If prophets are such a key part of LDS theology, the current day prophet is set up as God's mouthpiece on the earth today for the whole earth. The presumption is that this status (of being the "one" prophet for the whole earth) is acceptable because the LDS church has the means and technology to potentially reach all people throughout the earth. Ok. Well, what about in past times?

The Book of Mormon is claimed to be a record of prophets, and their dealings, following a people who came from ancient Jerusalem to the American continent. The record starts out by following a man named Lehi who is claimed to be a prophet, called of God, to preach to the ancient inhabitants of Jerusalem and warn them of their pending invasion and enslavement by the Babylonians.

Since the people in Jerusalem would not listen to Lehi, he was commanded to take his family and leave the area. They eventually made their way to the American continent where the Book of Mormon proceeded to come forth as the record of that people and their history.

It is presumed that Lehi and his successors represented God as his chosen prophets throughout the history of that book.

It also could be presumed that, since the LDS church teaches that the Bible also contains words of prophets which lived in the ancient Mediterranean region, that prophets lived there until there was a falling away when the words of the Bible stopped being added to.

This would mean that there were, simultaneously, two or more prophets speaking to groups of inhabitants, in different locations of the world, based on the region that people would have access to hear them?

Is it possible that there could have been other prophets that lived in other remote regions at the same time throughout history based on the assumption that God will continue to speak to people who are isolated geographically from hearing the words imparted by His chosen prophets in different regions of the world?

If so, this lends credibility to the idea that there could be (or have been) other prophets to other peoples of the world at different times historically.

Could this explain that Buddha or Mohammed were actually prophets in their times that spoke for God to the people in the regions where they lived?

If that is possible, what should be said of their writings?

Does that mean that there could actually be other books of scripture on the planet besides the Bible and Book of Mormon?

If that is so, why is there not at least some recognition given by the LDS church of the potential for truth to be found in these other books of scripture? I know the LDS church says that there is much good in other religions and that people should bring their good from their heritage and join the LDS church. However, should people be expected to absolutely forsake their closely held religious teachings which may have come from actual prophets of God?

The whole idea of having a chosen prophet of God seems pretty ridiculous and does not stand up to any kind of scrutiny when you begin to ask what should happen when two people both claim to be true prophets of God at the same time.

The LDS church would say that God will reveal which prophet is the true prophet of God if He is sincerely asked in prayer. It is interesting that the LDS church did have to answer this very question in their own history.

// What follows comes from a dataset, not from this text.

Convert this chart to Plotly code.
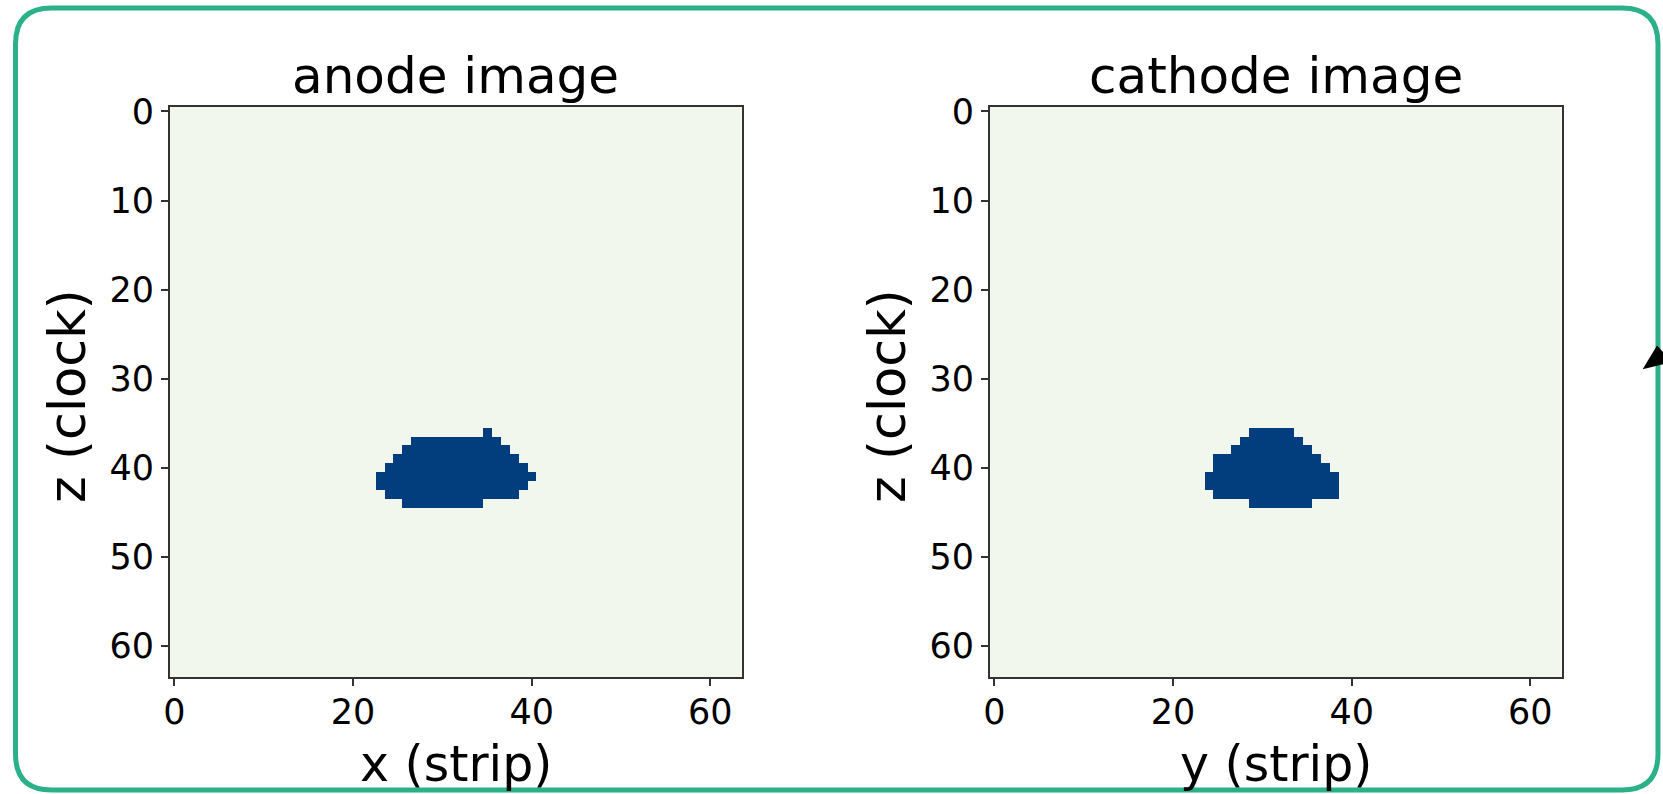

After the death of Joseph Smith, several men came forward and declared that they should be Joseph's rightful successor. Each had their own ideas based on what they felt were good reasons for being such. The modern LDS church says that their leader (Brigham Young) was the "real" successor to Joseph Smith. However, each of those men that claimed a right to succession of Joseph Smith, and be recognized as the current prophet, took many followers - and those followers sustained those men as their chosen leaders (and prophets) for their churches.

In this case, at least two different people, within communication range of each other, claimed a different man to be "their" prophet and recognized that leader to be God's chosen mouthpiece for them and their mutually recognized adherents.

To this day, many of these offshoots from the original LDS church, founded by Joseph Smith, remain. To this day, each member of each of these differing churches believes that their sect's founder was the legitimate successor to Joseph Smith. Many of them will also say that they prayed and asked God whether or not their church (as informed by their chosen prophet) is the "one true church on the earth" and they will each tell you that God answered their sincere prayer to that end.